* [GIVEN PROBLEM] Repeat each line of the material below exactly as it appears, minus any pictures.

────

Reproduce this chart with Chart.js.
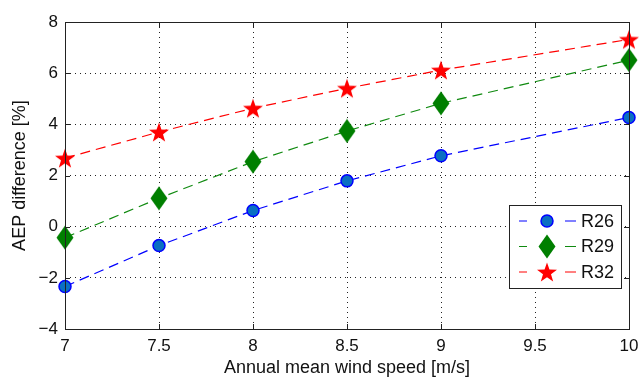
<!DOCTYPE html>
<html>
<head>
<meta charset="utf-8">
<script src="https://cdn.jsdelivr.net/npm/chart.js@4/dist/chart.umd.min.js"></script>
<style>
  html, body { margin: 0; padding: 0; background: #fff; }
  #wrap { width: 639px; height: 377px; }
</style>
</head>
<body>
<div id="wrap"><canvas id="myChart" width="639" height="377"></canvas></div>
<script>
// wind speeds (x) and AEP differences per rotor
var windSpeed = [7, 7.5, 8, 8.5, 9, 10];
var r26 = [-2.34, -0.74, 0.63, 1.79, 2.77, 4.27];
var r29 = [-0.43, 1.11, 2.54, 3.74, 4.82, 6.51];
var r32 = [2.68, 3.70, 4.63, 5.41, 6.12, 7.32];
var seriesNames = ["R26", "R29", "R32"];
var xTicks = [7, 7.5, 8, 8.5, 9, 9.5, 10];
var yTicks = [-4, -2, 0, 2, 4, 6, 8];

var FONT = "'Liberation Sans', Arial, Helvetica, sans-serif";

// marker images (diamond + filled star, like matlab)
var makeDiamond = (w, h, color) => {
  var c = document.createElement("canvas");
  c.width = w; c.height = h;
  var g = c.getContext("2d");
  g.fillStyle = color;
  g.beginPath();
  g.moveTo(w / 2, 0.5);
  g.lineTo(w - 0.5, h / 2);
  g.lineTo(w / 2, h - 0.5);
  g.lineTo(0.5, h / 2);
  g.closePath();
  g.fill();
  return c;
};
var makeStar = (size, color) => {
  var c = document.createElement("canvas");
  c.width = size; c.height = size;
  var g = c.getContext("2d");
  var cx = size / 2, cy = size / 2 + 1, ro = size / 2 - 0.5, ri = ro * 0.4;
  g.fillStyle = color;
  g.beginPath();
  for (var i = 0; i < 10; i++) {
    var r = i % 2 === 0 ? ro : ri;
    var a = -Math.PI / 2 + i * Math.PI / 5;
    var px = cx + r * Math.cos(a), py = cy + r * Math.sin(a);
    i === 0 ? g.moveTo(px, py) : g.lineTo(px, py);
  }
  g.closePath();
  g.fill();
  return c;
};
var diamondImg = makeDiamond(18, 25, "#007F00");
var starImg = makeStar(22, "#FF0000");

var toPts = (ys) => ys.map((y, i) => ({ x: windSpeed[i], y: y }));

// box, inward ticks and legend drawn on top
var boxPlugin = {
  id: "box",
  afterDraw: (chart) => {
    var ctx = chart.ctx, a = chart.chartArea;
    var sx = chart.scales.x, sy = chart.scales.y;
    ctx.save();
    ctx.strokeStyle = "#222";
    ctx.lineWidth = 1;
    ctx.setLineDash([]);
    ctx.strokeRect(Math.round(a.left) + 0.5, Math.round(a.top) + 0.5,
      Math.round(a.right - a.left), Math.round(a.bottom - a.top));
    ctx.beginPath();
    xTicks.forEach((t) => {
      var px = Math.round(sx.getPixelForValue(t)) + 0.5;
      ctx.moveTo(px, a.bottom); ctx.lineTo(px, a.bottom - 5);
      ctx.moveTo(px, a.top); ctx.lineTo(px, a.top + 5);
    });
    yTicks.forEach((t) => {
      var py = Math.round(sy.getPixelForValue(t)) + 0.5;
      ctx.moveTo(a.left, py); ctx.lineTo(a.left + 5, py);
      ctx.moveTo(a.right, py); ctx.lineTo(a.right - 5, py);
    });
    ctx.stroke();

    // legend
    var lx = 509.5, ly = 205.5, lw = 112, lh = 83;
    ctx.fillStyle = "#fff";
    ctx.fillRect(lx, ly, lw, lh);
    ctx.strokeStyle = "#222";
    ctx.strokeRect(lx, ly, lw, lh);
    ctx.font = "18px " + FONT;
    ctx.textBaseline = "middle";
    chart.data.datasets.forEach((ds, i) => {
      var y = 221 + i * 25.5;
      ctx.strokeStyle = ds.borderColor;
      ctx.lineWidth = 1;
      ctx.beginPath();
      ctx.moveTo(519, y); ctx.lineTo(527, y);
      ctx.moveTo(565, y); ctx.lineTo(576, y);
      ctx.stroke();
      var mx = 547;
      if (ds.pointStyle === "circle") {
        ctx.beginPath();
        ctx.arc(mx, y, 6, 0, Math.PI * 2);
        ctx.fillStyle = ds.pointBackgroundColor;
        ctx.fill();
        ctx.lineWidth = 1.5;
        ctx.strokeStyle = ds.pointBorderColor;
        ctx.stroke();
      } else {
        var img = ds.pointStyle;
        ctx.drawImage(img, mx - img.width / 2, y - img.height / 2);
      }
      ctx.fillStyle = "#111";
      ctx.fillText(ds.label, 581, y + 1);
    });
    ctx.restore();
  }
};

var ctx = document.getElementById("myChart").getContext("2d");
var chart = new Chart(ctx, {
  type: "line",
  data: {
    datasets: [
      {
        label: seriesNames[0],
        data: toPts(r26),
        borderColor: "#0000FF",
        borderWidth: 1.2,
        borderDash: [10, 6],
        pointStyle: "circle",
        pointRadius: 6,
        pointBackgroundColor: "#0A6FC2",
        pointBorderColor: "#0000FF",
        pointBorderWidth: 1.5,
        tension: 0,
      },
      {
        label: seriesNames[1],
        data: toPts(r29),
        borderColor: "#108A10",
        borderWidth: 1.2,
        borderDash: [10, 6],
        pointStyle: diamondImg,
        tension: 0,
      },
      {
        label: seriesNames[2],
        data: toPts(r32),
        borderColor: "#FF0000",
        borderWidth: 1.2,
        borderDash: [10, 6],
        pointStyle: starImg,
        tension: 0,
      },
    ],
  },
  options: {
    responsive: false,
    animation: false,
    clip: false,
    layout: { padding: { top: 22, right: 10, left: 0, bottom: 0 } },
    scales: {
      x: {
        type: "linear",
        min: 7,
        max: 10,
        afterBuildTicks: (s) => { s.ticks = xTicks.map((v) => ({ value: v })); },
        afterFit: (s) => { s.height = 48; s.paddingRight = 0; s.paddingLeft = 0; },
        ticks: { color: "#111", font: { family: FONT, size: 17 }, padding: 7, maxRotation: 0,
                 callback: (v) => String(v) },
        grid: { color: "#222", lineWidth: 1, drawTicks: false },
        border: { display: false, dash: [1, 4] },
        title: { display: true, text: "Annual mean wind speed [m/s]", color: "#111",
                 font: { family: FONT, size: 18 }, padding: { top: 0, bottom: -2 } },
      },
      y: {
        min: -4,
        max: 8,
        afterBuildTicks: (s) => { s.ticks = yTicks.map((v) => ({ value: v })); },
        afterFit: (s) => { s.width = 65; s.paddingTop = 0; s.paddingBottom = 0; },
        ticks: { color: "#111", font: { family: FONT, size: 17 }, padding: 7,
                 callback: (v) => String(v).replace("-", "\u2212") },
        grid: { color: "#222", lineWidth: 1, drawTicks: false },
        border: { display: false, dash: [1, 4] },
        title: { display: true, text: "AEP difference [%]", color: "#111",
                 font: { family: FONT, size: 18 }, padding: { top: 9, bottom: 0 } },
      },
    },
    plugins: {
      legend: { display: false },
      tooltip: { enabled: false },
    },
  },
  plugins: [boxPlugin],
});
</script>
</body>
</html>
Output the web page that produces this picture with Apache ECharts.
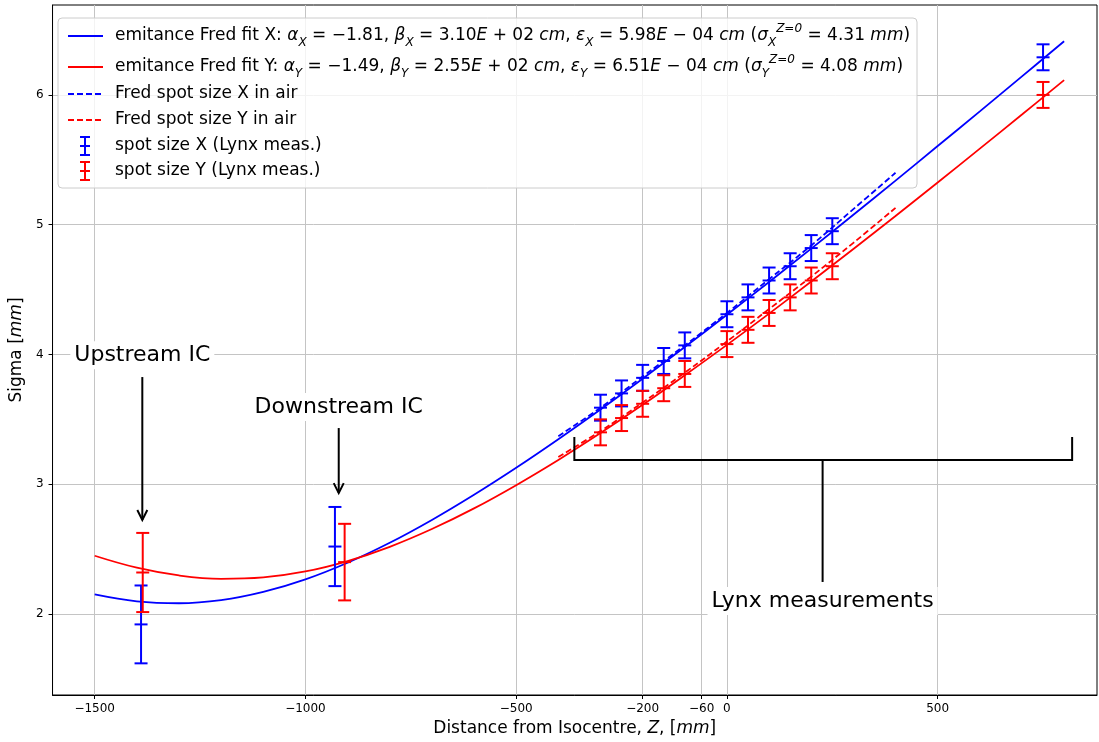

────

* [THE SOLUTION]
Reproduce this chart with Chart.js.
<!DOCTYPE html>
<html>
<head>
<meta charset="utf-8">
<script src="https://cdn.jsdelivr.net/npm/chart.js@4/dist/chart.umd.min.js"></script>
<style>
  html, body { margin: 0; padding: 0; background: #fff; }
  #wrap { width: 639px; height: 377px; }
</style>
</head>
<body>
<div id="wrap"><canvas id="myChart" width="639" height="377"></canvas></div>
<script>
// wind speeds (x) and AEP differences per rotor
var windSpeed = [7, 7.5, 8, 8.5, 9, 10];
var r26 = [-2.34, -0.74, 0.63, 1.79, 2.77, 4.27];
var r29 = [-0.43, 1.11, 2.54, 3.74, 4.82, 6.51];
var r32 = [2.68, 3.70, 4.63, 5.41, 6.12, 7.32];
var seriesNames = ["R26", "R29", "R32"];
var xTicks = [7, 7.5, 8, 8.5, 9, 9.5, 10];
var yTicks = [-4, -2, 0, 2, 4, 6, 8];

var FONT = "'Liberation Sans', Arial, Helvetica, sans-serif";

// marker images (diamond + filled star, like matlab)
var makeDiamond = (w, h, color) => {
  var c = document.createElement("canvas");
  c.width = w; c.height = h;
  var g = c.getContext("2d");
  g.fillStyle = color;
  g.beginPath();
  g.moveTo(w / 2, 0.5);
  g.lineTo(w - 0.5, h / 2);
  g.lineTo(w / 2, h - 0.5);
  g.lineTo(0.5, h / 2);
  g.closePath();
  g.fill();
  return c;
};
var makeStar = (size, color) => {
  var c = document.createElement("canvas");
  c.width = size; c.height = size;
  var g = c.getContext("2d");
  var cx = size / 2, cy = size / 2 + 1, ro = size / 2 - 0.5, ri = ro * 0.4;
  g.fillStyle = color;
  g.beginPath();
  for (var i = 0; i < 10; i++) {
    var r = i % 2 === 0 ? ro : ri;
    var a = -Math.PI / 2 + i * Math.PI / 5;
    var px = cx + r * Math.cos(a), py = cy + r * Math.sin(a);
    i === 0 ? g.moveTo(px, py) : g.lineTo(px, py);
  }
  g.closePath();
  g.fill();
  return c;
};
var diamondImg = makeDiamond(18, 25, "#007F00");
var starImg = makeStar(22, "#FF0000");

var toPts = (ys) => ys.map((y, i) => ({ x: windSpeed[i], y: y }));

// box, inward ticks and legend drawn on top
var boxPlugin = {
  id: "box",
  afterDraw: (chart) => {
    var ctx = chart.ctx, a = chart.chartArea;
    var sx = chart.scales.x, sy = chart.scales.y;
    ctx.save();
    ctx.strokeStyle = "#222";
    ctx.lineWidth = 1;
    ctx.setLineDash([]);
    ctx.strokeRect(Math.round(a.left) + 0.5, Math.round(a.top) + 0.5,
      Math.round(a.right - a.left), Math.round(a.bottom - a.top));
    ctx.beginPath();
    xTicks.forEach((t) => {
      var px = Math.round(sx.getPixelForValue(t)) + 0.5;
      ctx.moveTo(px, a.bottom); ctx.lineTo(px, a.bottom - 5);
      ctx.moveTo(px, a.top); ctx.lineTo(px, a.top + 5);
    });
    yTicks.forEach((t) => {
      var py = Math.round(sy.getPixelForValue(t)) + 0.5;
      ctx.moveTo(a.left, py); ctx.lineTo(a.left + 5, py);
      ctx.moveTo(a.right, py); ctx.lineTo(a.right - 5, py);
    });
    ctx.stroke();

    // legend
    var lx = 509.5, ly = 205.5, lw = 112, lh = 83;
    ctx.fillStyle = "#fff";
    ctx.fillRect(lx, ly, lw, lh);
    ctx.strokeStyle = "#222";
    ctx.strokeRect(lx, ly, lw, lh);
    ctx.font = "18px " + FONT;
    ctx.textBaseline = "middle";
    chart.data.datasets.forEach((ds, i) => {
      var y = 221 + i * 25.5;
      ctx.strokeStyle = ds.borderColor;
      ctx.lineWidth = 1;
      ctx.beginPath();
      ctx.moveTo(519, y); ctx.lineTo(527, y);
      ctx.moveTo(565, y); ctx.lineTo(576, y);
      ctx.stroke();
      var mx = 547;
      if (ds.pointStyle === "circle") {
        ctx.beginPath();
        ctx.arc(mx, y, 6, 0, Math.PI * 2);
        ctx.fillStyle = ds.pointBackgroundColor;
        ctx.fill();
        ctx.lineWidth = 1.5;
        ctx.strokeStyle = ds.pointBorderColor;
        ctx.stroke();
      } else {
        var img = ds.pointStyle;
        ctx.drawImage(img, mx - img.width / 2, y - img.height / 2);
      }
      ctx.fillStyle = "#111";
      ctx.fillText(ds.label, 581, y + 1);
    });
    ctx.restore();
  }
};

var ctx = document.getElementById("myChart").getContext("2d");
var chart = new Chart(ctx, {
  type: "line",
  data: {
    datasets: [
      {
        label: seriesNames[0],
        data: toPts(r26),
        borderColor: "#0000FF",
        borderWidth: 1.2,
        borderDash: [10, 6],
        pointStyle: "circle",
        pointRadius: 6,
        pointBackgroundColor: "#0A6FC2",
        pointBorderColor: "#0000FF",
        pointBorderWidth: 1.5,
        tension: 0,
      },
      {
        label: seriesNames[1],
        data: toPts(r29),
        borderColor: "#108A10",
        borderWidth: 1.2,
        borderDash: [10, 6],
        pointStyle: diamondImg,
        tension: 0,
      },
      {
        label: seriesNames[2],
        data: toPts(r32),
        borderColor: "#FF0000",
        borderWidth: 1.2,
        borderDash: [10, 6],
        pointStyle: starImg,
        tension: 0,
      },
    ],
  },
  options: {
    responsive: false,
    animation: false,
    clip: false,
    layout: { padding: { top: 22, right: 10, left: 0, bottom: 0 } },
    scales: {
      x: {
        type: "linear",
        min: 7,
        max: 10,
        afterBuildTicks: (s) => { s.ticks = xTicks.map((v) => ({ value: v })); },
        afterFit: (s) => { s.height = 48; s.paddingRight = 0; s.paddingLeft = 0; },
        ticks: { color: "#111", font: { family: FONT, size: 17 }, padding: 7, maxRotation: 0,
                 callback: (v) => String(v) },
        grid: { color: "#222", lineWidth: 1, drawTicks: false },
        border: { display: false, dash: [1, 4] },
        title: { display: true, text: "Annual mean wind speed [m/s]", color: "#111",
                 font: { family: FONT, size: 18 }, padding: { top: 0, bottom: -2 } },
      },
      y: {
        min: -4,
        max: 8,
        afterBuildTicks: (s) => { s.ticks = yTicks.map((v) => ({ value: v })); },
        afterFit: (s) => { s.width = 65; s.paddingTop = 0; s.paddingBottom = 0; },
        ticks: { color: "#111", font: { family: FONT, size: 17 }, padding: 7,
                 callback: (v) => String(v).replace("-", "\u2212") },
        grid: { color: "#222", lineWidth: 1, drawTicks: false },
        border: { display: false, dash: [1, 4] },
        title: { display: true, text: "AEP difference [%]", color: "#111",
                 font: { family: FONT, size: 18 }, padding: { top: 9, bottom: 0 } },
      },
    },
    plugins: {
      legend: { display: false },
      tooltip: { enabled: false },
    },
  },
  plugins: [boxPlugin],
});
</script>
</body>
</html>
Output the web page that produces this picture with Apache ECharts.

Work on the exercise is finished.